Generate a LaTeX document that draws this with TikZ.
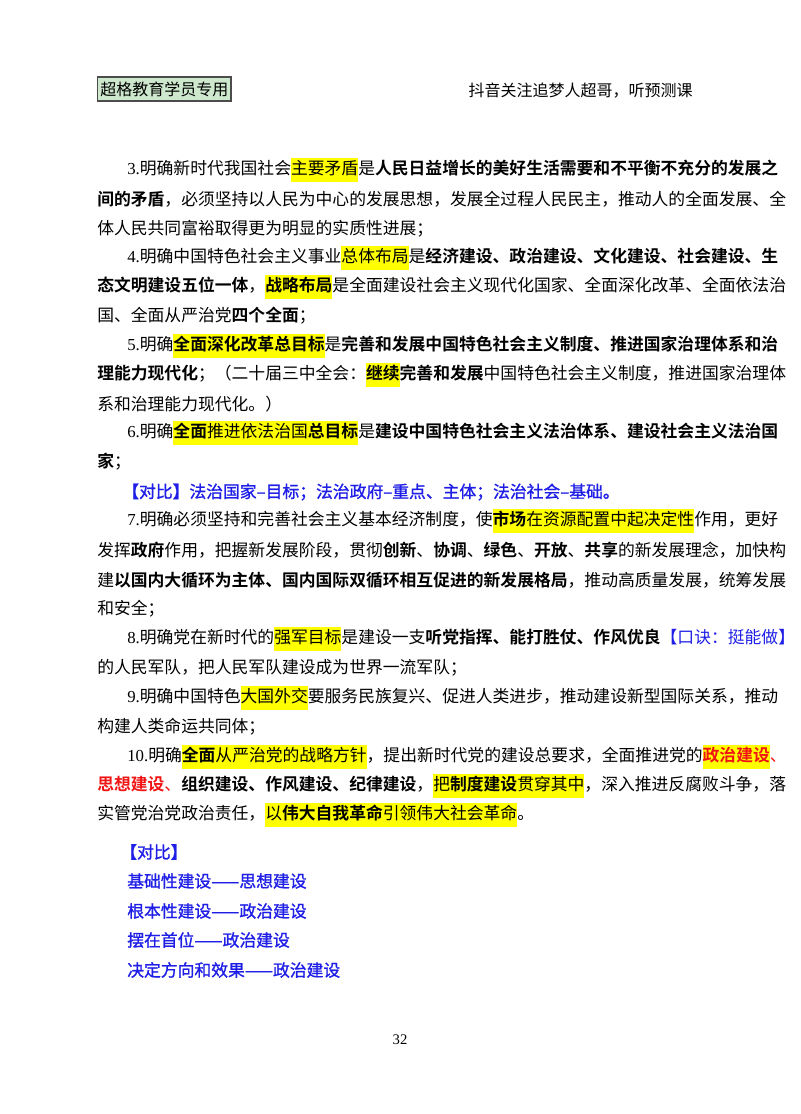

..........

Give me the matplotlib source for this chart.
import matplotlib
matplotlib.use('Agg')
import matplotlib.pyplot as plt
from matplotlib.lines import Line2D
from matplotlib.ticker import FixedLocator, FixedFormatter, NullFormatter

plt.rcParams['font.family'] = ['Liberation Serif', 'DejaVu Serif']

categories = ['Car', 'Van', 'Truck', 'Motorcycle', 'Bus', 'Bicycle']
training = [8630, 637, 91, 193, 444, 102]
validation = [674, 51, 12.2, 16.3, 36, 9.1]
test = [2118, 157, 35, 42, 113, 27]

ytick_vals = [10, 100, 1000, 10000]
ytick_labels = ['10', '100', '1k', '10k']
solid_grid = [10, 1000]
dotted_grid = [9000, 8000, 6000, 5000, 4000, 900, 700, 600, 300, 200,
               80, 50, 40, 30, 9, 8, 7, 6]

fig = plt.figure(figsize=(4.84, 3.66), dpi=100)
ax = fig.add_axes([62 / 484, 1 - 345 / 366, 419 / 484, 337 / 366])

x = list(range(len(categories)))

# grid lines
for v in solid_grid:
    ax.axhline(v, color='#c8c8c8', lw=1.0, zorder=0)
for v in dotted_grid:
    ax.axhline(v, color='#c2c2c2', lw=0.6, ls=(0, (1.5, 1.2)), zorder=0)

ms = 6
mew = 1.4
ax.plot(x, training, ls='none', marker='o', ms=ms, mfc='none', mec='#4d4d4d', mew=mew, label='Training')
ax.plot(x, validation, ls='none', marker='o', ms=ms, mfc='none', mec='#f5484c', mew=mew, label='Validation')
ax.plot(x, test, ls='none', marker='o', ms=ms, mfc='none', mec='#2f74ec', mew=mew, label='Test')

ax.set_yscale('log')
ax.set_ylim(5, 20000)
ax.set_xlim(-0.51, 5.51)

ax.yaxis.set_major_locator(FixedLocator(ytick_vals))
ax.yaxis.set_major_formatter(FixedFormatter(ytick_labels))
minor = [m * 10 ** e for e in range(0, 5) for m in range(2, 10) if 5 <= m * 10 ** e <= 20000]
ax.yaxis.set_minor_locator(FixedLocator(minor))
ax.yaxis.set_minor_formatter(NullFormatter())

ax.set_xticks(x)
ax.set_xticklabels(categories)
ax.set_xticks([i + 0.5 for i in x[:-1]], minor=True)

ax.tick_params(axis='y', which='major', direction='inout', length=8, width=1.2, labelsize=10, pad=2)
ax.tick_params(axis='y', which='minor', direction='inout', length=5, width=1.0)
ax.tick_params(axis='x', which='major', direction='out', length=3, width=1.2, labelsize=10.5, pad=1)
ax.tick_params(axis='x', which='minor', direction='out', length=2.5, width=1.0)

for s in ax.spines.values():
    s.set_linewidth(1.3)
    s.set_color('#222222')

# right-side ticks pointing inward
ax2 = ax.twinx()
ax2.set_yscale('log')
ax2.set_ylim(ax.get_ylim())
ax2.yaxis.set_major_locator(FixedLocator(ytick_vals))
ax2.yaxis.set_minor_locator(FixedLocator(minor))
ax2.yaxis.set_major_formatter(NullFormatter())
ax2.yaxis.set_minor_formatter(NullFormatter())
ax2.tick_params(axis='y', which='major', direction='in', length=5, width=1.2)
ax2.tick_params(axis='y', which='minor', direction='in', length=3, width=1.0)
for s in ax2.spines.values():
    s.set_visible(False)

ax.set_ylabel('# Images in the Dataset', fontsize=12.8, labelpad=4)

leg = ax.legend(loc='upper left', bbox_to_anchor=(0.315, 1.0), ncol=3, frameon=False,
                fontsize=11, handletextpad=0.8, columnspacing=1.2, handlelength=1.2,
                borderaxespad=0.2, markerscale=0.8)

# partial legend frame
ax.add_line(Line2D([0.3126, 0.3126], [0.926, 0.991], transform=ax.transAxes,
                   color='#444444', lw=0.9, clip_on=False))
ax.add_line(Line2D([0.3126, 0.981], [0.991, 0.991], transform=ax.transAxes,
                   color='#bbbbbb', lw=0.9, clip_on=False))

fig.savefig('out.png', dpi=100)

..........

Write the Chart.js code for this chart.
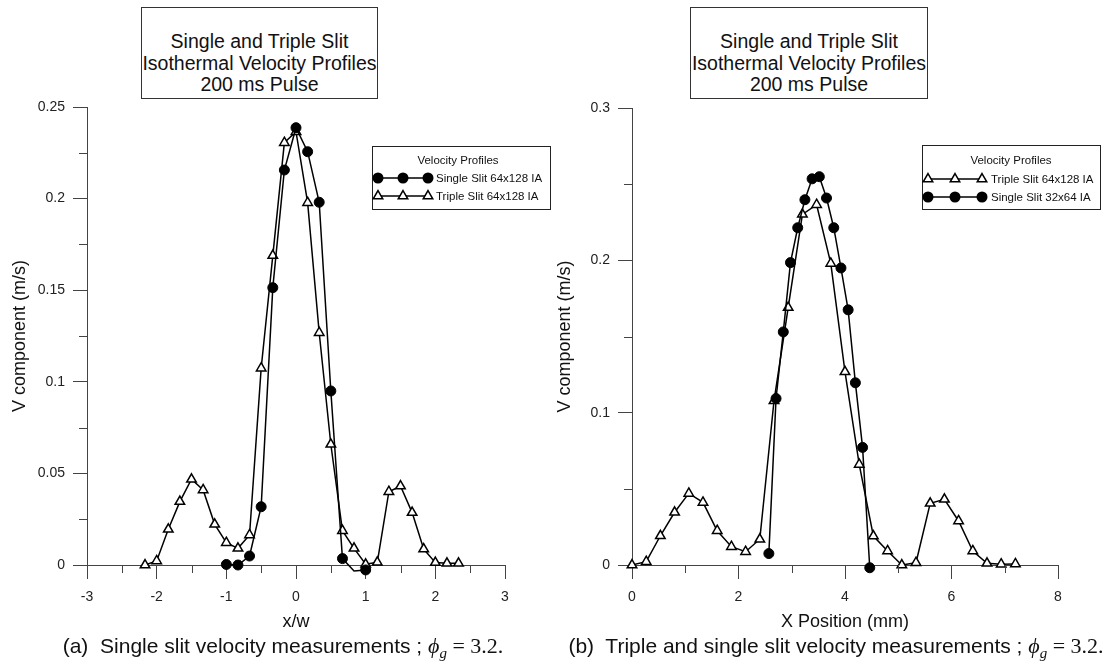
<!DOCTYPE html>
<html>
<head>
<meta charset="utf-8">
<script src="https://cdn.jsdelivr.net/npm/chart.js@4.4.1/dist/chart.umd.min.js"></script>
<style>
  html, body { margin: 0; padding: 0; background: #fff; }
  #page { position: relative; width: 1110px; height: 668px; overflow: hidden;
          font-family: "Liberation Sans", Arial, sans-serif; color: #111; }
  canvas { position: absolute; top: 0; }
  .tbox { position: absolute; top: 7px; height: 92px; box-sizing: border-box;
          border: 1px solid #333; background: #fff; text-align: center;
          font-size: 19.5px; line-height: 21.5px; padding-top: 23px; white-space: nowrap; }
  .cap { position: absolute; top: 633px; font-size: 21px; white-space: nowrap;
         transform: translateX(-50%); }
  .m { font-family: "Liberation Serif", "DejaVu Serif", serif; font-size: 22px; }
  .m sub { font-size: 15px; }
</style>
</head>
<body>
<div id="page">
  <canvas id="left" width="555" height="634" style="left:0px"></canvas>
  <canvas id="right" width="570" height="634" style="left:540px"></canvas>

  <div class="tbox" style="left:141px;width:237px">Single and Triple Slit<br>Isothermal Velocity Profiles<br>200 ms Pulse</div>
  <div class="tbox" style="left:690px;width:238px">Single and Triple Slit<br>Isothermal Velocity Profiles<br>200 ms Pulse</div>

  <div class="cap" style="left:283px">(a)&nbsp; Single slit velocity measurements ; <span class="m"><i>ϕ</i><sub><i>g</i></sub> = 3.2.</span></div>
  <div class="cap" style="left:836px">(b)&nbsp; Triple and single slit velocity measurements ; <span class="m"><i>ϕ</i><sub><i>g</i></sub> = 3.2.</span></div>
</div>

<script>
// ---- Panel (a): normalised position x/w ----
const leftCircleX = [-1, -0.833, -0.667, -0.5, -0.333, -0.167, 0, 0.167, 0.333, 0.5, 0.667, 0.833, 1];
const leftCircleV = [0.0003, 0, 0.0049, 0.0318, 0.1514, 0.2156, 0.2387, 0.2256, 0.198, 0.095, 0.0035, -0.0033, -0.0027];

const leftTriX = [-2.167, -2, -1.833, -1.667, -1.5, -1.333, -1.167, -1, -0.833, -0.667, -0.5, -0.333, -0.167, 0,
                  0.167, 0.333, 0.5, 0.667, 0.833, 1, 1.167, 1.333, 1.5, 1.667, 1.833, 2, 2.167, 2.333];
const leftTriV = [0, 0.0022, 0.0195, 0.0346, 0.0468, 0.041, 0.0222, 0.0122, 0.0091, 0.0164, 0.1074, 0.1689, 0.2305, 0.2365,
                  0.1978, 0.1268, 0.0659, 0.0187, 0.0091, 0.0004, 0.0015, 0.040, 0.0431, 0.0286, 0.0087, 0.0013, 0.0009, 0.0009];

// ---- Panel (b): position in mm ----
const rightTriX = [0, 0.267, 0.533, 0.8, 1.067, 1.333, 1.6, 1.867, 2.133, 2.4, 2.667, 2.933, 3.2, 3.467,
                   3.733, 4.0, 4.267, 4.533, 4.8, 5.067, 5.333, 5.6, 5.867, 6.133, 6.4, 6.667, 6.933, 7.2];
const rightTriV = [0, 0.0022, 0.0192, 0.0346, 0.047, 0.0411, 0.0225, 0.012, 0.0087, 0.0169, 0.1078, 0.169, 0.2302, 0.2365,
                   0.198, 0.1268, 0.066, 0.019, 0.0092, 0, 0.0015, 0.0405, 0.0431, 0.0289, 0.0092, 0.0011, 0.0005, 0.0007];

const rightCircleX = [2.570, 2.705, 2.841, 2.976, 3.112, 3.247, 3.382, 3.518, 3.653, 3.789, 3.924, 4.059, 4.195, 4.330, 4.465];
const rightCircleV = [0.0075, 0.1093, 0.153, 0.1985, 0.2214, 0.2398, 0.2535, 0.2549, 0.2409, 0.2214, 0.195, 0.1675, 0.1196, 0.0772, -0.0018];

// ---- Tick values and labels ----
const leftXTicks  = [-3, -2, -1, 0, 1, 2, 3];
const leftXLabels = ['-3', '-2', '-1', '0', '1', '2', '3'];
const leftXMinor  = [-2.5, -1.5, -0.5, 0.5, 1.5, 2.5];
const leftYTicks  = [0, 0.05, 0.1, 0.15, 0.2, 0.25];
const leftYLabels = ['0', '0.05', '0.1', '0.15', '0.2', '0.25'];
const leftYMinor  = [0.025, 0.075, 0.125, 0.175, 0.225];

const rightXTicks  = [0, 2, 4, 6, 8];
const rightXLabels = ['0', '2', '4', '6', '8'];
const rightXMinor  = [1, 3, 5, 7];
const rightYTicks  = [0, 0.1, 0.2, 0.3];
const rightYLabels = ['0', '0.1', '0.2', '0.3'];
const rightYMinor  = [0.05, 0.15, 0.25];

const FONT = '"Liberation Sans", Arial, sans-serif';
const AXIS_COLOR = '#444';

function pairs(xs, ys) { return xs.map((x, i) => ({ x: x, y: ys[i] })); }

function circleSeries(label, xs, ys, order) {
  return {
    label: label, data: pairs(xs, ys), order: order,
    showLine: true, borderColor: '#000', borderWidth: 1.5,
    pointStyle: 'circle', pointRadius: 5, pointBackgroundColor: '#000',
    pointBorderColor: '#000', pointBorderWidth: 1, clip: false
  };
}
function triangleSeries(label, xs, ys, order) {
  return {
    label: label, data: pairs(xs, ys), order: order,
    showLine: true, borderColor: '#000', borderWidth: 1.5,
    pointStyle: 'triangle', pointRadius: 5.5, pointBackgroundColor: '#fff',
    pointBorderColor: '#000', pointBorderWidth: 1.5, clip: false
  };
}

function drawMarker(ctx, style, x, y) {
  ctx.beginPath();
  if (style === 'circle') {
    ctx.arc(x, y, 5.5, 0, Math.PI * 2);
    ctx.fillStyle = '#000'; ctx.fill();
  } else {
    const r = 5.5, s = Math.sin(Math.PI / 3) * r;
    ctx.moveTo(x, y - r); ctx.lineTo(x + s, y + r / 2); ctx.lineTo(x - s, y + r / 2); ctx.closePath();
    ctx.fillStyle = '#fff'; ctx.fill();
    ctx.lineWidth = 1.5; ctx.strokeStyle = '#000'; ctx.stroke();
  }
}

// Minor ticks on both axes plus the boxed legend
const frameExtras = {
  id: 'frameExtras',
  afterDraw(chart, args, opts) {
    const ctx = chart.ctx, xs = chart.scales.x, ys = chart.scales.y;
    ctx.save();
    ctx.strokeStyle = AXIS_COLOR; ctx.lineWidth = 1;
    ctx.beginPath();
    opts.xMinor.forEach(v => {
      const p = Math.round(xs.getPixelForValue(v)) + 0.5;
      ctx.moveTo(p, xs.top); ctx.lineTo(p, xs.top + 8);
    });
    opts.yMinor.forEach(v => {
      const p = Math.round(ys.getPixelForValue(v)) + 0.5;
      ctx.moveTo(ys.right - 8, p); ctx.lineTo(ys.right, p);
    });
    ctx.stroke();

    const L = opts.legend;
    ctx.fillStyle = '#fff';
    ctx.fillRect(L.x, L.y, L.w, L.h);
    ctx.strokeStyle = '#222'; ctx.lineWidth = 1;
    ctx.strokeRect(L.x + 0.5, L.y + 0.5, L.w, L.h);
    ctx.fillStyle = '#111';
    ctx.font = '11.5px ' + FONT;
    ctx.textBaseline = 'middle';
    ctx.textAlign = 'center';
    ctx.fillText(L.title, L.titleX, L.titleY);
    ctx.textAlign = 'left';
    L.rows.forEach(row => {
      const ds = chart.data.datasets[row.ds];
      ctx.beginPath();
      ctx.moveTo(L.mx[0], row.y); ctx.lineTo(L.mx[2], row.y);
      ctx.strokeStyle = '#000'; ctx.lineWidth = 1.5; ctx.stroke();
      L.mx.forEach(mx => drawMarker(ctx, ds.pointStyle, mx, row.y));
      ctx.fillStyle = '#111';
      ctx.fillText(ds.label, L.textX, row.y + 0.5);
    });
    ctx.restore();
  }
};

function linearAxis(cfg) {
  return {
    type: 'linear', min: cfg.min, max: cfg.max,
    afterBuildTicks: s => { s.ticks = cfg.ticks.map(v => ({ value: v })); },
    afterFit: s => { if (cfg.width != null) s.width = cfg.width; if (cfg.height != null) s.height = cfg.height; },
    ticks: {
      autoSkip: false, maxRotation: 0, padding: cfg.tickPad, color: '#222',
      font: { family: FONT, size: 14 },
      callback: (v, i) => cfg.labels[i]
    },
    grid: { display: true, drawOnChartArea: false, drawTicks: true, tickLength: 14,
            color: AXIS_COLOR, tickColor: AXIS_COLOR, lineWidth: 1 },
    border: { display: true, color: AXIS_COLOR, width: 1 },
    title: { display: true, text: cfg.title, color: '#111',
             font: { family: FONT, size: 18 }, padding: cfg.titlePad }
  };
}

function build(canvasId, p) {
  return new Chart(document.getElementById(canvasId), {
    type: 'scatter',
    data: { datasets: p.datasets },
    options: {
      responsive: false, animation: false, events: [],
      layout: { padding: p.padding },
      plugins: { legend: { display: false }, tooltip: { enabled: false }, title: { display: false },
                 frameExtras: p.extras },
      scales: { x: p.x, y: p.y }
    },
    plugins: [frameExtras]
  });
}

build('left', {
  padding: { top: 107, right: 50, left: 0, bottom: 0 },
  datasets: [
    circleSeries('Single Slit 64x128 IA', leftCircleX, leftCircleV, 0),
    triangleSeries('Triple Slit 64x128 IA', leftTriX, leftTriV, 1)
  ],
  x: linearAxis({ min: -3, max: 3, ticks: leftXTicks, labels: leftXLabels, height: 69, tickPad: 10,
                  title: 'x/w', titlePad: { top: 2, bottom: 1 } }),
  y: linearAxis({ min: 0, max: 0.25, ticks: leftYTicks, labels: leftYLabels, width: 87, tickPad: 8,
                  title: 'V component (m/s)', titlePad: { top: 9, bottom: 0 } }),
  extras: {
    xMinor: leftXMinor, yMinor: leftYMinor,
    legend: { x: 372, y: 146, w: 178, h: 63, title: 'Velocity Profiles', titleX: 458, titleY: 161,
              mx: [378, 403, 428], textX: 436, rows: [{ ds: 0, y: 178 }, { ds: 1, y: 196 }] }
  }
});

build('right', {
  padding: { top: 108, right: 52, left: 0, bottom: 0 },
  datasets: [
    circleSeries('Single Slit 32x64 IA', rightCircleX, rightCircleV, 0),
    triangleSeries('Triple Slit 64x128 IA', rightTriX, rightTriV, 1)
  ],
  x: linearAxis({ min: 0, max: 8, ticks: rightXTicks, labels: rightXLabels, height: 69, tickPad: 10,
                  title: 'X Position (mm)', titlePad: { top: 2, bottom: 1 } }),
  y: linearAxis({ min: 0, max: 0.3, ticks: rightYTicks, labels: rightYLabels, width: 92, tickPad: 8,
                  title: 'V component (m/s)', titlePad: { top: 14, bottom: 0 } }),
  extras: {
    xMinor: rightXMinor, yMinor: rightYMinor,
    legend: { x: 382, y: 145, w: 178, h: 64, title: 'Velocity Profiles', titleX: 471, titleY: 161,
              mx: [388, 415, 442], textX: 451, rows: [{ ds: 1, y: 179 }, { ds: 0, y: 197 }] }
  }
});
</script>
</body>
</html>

..........

EXERCISE PROMPT => Retype the portion of the data above that starts on the line with "Give me the matplotlib source for this chart." and finishes on the line with "x = list(range(len(categories)))", including both of those lines.

THE REPLY =>
Give me the matplotlib source for this chart.
import matplotlib
matplotlib.use('Agg')
import matplotlib.pyplot as plt
from matplotlib.lines import Line2D
from matplotlib.ticker import FixedLocator, FixedFormatter, NullFormatter

plt.rcParams['font.family'] = ['Liberation Serif', 'DejaVu Serif']

categories = ['Car', 'Van', 'Truck', 'Motorcycle', 'Bus', 'Bicycle']
training = [8630, 637, 91, 193, 444, 102]
validation = [674, 51, 12.2, 16.3, 36, 9.1]
test = [2118, 157, 35, 42, 113, 27]

ytick_vals = [10, 100, 1000, 10000]
ytick_labels = ['10', '100', '1k', '10k']
solid_grid = [10, 1000]
dotted_grid = [9000, 8000, 6000, 5000, 4000, 900, 700, 600, 300, 200,
               80, 50, 40, 30, 9, 8, 7, 6]

fig = plt.figure(figsize=(4.84, 3.66), dpi=100)
ax = fig.add_axes([62 / 484, 1 - 345 / 366, 419 / 484, 337 / 366])

x = list(range(len(categories)))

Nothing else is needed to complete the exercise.